* _YOUR TASK_
Copy the listing below in full and skip every picture.

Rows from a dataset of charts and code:
Begin
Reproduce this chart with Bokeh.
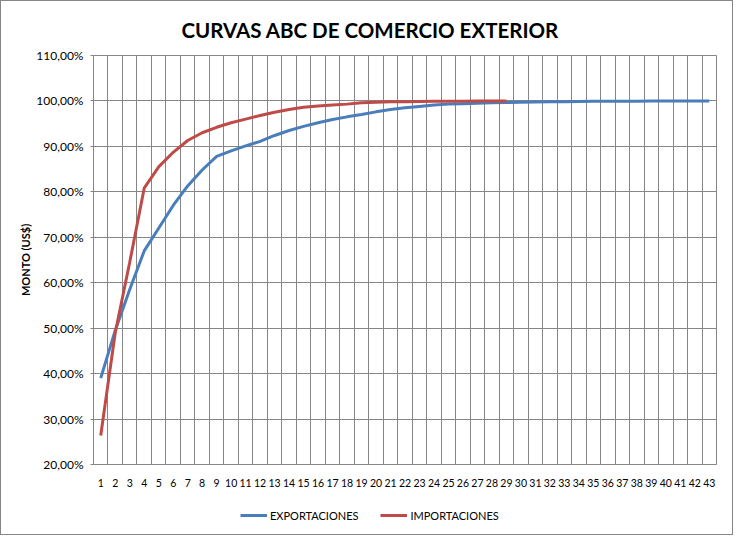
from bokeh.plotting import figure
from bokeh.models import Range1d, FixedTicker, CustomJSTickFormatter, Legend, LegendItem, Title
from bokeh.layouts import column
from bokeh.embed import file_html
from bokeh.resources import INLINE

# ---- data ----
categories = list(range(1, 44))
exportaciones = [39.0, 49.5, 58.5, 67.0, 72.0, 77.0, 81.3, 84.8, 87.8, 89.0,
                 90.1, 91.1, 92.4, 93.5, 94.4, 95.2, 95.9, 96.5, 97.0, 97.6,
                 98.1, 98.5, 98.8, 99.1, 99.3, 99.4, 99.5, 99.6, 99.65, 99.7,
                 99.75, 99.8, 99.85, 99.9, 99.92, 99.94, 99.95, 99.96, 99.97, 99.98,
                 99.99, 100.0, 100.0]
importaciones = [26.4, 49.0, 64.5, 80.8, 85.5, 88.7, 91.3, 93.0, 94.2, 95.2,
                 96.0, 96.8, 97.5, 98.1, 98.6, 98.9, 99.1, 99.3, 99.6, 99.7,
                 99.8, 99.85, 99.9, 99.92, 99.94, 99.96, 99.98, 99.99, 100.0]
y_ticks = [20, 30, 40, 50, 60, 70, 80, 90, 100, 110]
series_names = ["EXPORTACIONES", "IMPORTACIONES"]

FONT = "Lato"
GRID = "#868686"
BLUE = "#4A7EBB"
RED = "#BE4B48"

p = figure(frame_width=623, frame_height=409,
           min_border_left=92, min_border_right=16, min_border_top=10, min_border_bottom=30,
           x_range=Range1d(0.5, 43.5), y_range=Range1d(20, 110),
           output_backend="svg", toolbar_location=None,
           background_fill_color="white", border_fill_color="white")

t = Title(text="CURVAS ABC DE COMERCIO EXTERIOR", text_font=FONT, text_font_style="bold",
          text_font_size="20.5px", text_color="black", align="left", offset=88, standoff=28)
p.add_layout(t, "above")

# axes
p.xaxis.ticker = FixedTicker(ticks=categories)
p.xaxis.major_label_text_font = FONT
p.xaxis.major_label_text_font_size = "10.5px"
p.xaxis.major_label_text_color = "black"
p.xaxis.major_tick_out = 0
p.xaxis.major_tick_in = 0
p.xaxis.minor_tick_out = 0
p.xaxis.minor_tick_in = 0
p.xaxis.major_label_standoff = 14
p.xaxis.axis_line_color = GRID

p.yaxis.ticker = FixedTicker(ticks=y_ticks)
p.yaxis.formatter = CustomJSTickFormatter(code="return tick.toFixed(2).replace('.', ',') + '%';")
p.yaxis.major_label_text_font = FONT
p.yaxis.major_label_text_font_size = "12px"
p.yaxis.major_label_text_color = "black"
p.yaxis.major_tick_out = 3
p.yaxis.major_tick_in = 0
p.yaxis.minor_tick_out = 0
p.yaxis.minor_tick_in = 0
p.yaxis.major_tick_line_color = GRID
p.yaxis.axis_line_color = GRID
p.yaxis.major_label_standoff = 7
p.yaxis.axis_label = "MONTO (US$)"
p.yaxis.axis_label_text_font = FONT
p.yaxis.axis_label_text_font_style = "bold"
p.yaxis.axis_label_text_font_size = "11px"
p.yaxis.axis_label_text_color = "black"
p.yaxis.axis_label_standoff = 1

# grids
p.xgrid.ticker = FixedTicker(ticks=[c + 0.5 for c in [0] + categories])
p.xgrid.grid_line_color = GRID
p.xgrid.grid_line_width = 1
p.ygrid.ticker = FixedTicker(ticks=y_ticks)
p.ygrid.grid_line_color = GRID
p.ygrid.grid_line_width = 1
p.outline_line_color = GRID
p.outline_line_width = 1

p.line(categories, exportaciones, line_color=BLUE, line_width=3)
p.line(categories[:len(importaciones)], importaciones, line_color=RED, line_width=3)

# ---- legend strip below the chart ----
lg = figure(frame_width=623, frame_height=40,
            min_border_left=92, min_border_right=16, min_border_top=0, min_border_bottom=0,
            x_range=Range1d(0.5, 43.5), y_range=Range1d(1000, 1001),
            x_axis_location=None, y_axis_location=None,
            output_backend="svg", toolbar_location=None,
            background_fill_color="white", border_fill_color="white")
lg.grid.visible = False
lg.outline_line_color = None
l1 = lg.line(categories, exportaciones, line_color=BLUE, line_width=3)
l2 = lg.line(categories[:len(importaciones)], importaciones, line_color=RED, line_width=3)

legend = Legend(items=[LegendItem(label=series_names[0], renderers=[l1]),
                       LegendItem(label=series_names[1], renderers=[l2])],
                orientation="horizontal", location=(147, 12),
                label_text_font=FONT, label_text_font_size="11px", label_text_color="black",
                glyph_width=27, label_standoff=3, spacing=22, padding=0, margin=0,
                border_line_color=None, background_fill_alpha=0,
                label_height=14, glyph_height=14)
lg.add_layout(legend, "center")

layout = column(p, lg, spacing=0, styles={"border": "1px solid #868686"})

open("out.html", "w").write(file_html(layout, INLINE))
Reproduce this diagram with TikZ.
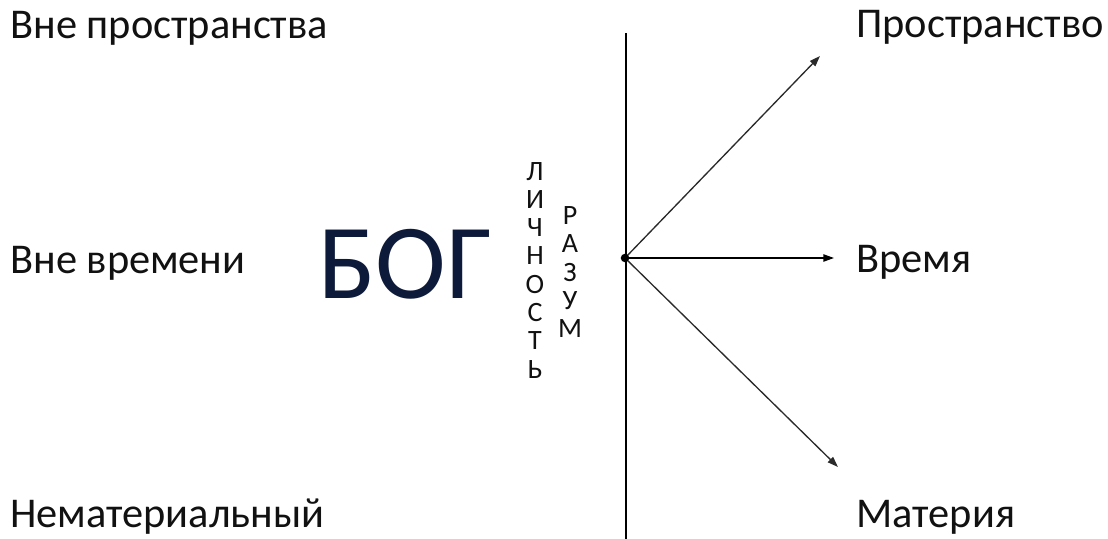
End
* _RESULT BELOW_
Reproduce this chart with Bokeh.
from bokeh.plotting import figure
from bokeh.models import Range1d, FixedTicker, CustomJSTickFormatter, Legend, LegendItem, Title
from bokeh.layouts import column
from bokeh.embed import file_html
from bokeh.resources import INLINE

# ---- data ----
categories = list(range(1, 44))
exportaciones = [39.0, 49.5, 58.5, 67.0, 72.0, 77.0, 81.3, 84.8, 87.8, 89.0,
                 90.1, 91.1, 92.4, 93.5, 94.4, 95.2, 95.9, 96.5, 97.0, 97.6,
                 98.1, 98.5, 98.8, 99.1, 99.3, 99.4, 99.5, 99.6, 99.65, 99.7,
                 99.75, 99.8, 99.85, 99.9, 99.92, 99.94, 99.95, 99.96, 99.97, 99.98,
                 99.99, 100.0, 100.0]
importaciones = [26.4, 49.0, 64.5, 80.8, 85.5, 88.7, 91.3, 93.0, 94.2, 95.2,
                 96.0, 96.8, 97.5, 98.1, 98.6, 98.9, 99.1, 99.3, 99.6, 99.7,
                 99.8, 99.85, 99.9, 99.92, 99.94, 99.96, 99.98, 99.99, 100.0]
y_ticks = [20, 30, 40, 50, 60, 70, 80, 90, 100, 110]
series_names = ["EXPORTACIONES", "IMPORTACIONES"]

FONT = "Lato"
GRID = "#868686"
BLUE = "#4A7EBB"
RED = "#BE4B48"

p = figure(frame_width=623, frame_height=409,
           min_border_left=92, min_border_right=16, min_border_top=10, min_border_bottom=30,
           x_range=Range1d(0.5, 43.5), y_range=Range1d(20, 110),
           output_backend="svg", toolbar_location=None,
           background_fill_color="white", border_fill_color="white")

t = Title(text="CURVAS ABC DE COMERCIO EXTERIOR", text_font=FONT, text_font_style="bold",
          text_font_size="20.5px", text_color="black", align="left", offset=88, standoff=28)
p.add_layout(t, "above")

# axes
p.xaxis.ticker = FixedTicker(ticks=categories)
p.xaxis.major_label_text_font = FONT
p.xaxis.major_label_text_font_size = "10.5px"
p.xaxis.major_label_text_color = "black"
p.xaxis.major_tick_out = 0
p.xaxis.major_tick_in = 0
p.xaxis.minor_tick_out = 0
p.xaxis.minor_tick_in = 0
p.xaxis.major_label_standoff = 14
p.xaxis.axis_line_color = GRID

p.yaxis.ticker = FixedTicker(ticks=y_ticks)
p.yaxis.formatter = CustomJSTickFormatter(code="return tick.toFixed(2).replace('.', ',') + '%';")
p.yaxis.major_label_text_font = FONT
p.yaxis.major_label_text_font_size = "12px"
p.yaxis.major_label_text_color = "black"
p.yaxis.major_tick_out = 3
p.yaxis.major_tick_in = 0
p.yaxis.minor_tick_out = 0
p.yaxis.minor_tick_in = 0
p.yaxis.major_tick_line_color = GRID
p.yaxis.axis_line_color = GRID
p.yaxis.major_label_standoff = 7
p.yaxis.axis_label = "MONTO (US$)"
p.yaxis.axis_label_text_font = FONT
p.yaxis.axis_label_text_font_style = "bold"
p.yaxis.axis_label_text_font_size = "11px"
p.yaxis.axis_label_text_color = "black"
p.yaxis.axis_label_standoff = 1

# grids
p.xgrid.ticker = FixedTicker(ticks=[c + 0.5 for c in [0] + categories])
p.xgrid.grid_line_color = GRID
p.xgrid.grid_line_width = 1
p.ygrid.ticker = FixedTicker(ticks=y_ticks)
p.ygrid.grid_line_color = GRID
p.ygrid.grid_line_width = 1
p.outline_line_color = GRID
p.outline_line_width = 1

p.line(categories, exportaciones, line_color=BLUE, line_width=3)
p.line(categories[:len(importaciones)], importaciones, line_color=RED, line_width=3)

# ---- legend strip below the chart ----
lg = figure(frame_width=623, frame_height=40,
            min_border_left=92, min_border_right=16, min_border_top=0, min_border_bottom=0,
            x_range=Range1d(0.5, 43.5), y_range=Range1d(1000, 1001),
            x_axis_location=None, y_axis_location=None,
            output_backend="svg", toolbar_location=None,
            background_fill_color="white", border_fill_color="white")
lg.grid.visible = False
lg.outline_line_color = None
l1 = lg.line(categories, exportaciones, line_color=BLUE, line_width=3)
l2 = lg.line(categories[:len(importaciones)], importaciones, line_color=RED, line_width=3)

legend = Legend(items=[LegendItem(label=series_names[0], renderers=[l1]),
                       LegendItem(label=series_names[1], renderers=[l2])],
                orientation="horizontal", location=(147, 12),
                label_text_font=FONT, label_text_font_size="11px", label_text_color="black",
                glyph_width=27, label_standoff=3, spacing=22, padding=0, margin=0,
                border_line_color=None, background_fill_alpha=0,
                label_height=14, glyph_height=14)
lg.add_layout(legend, "center")

layout = column(p, lg, spacing=0, styles={"border": "1px solid #868686"})

open("out.html", "w").write(file_html(layout, INLINE))
Reproduce this diagram with TikZ.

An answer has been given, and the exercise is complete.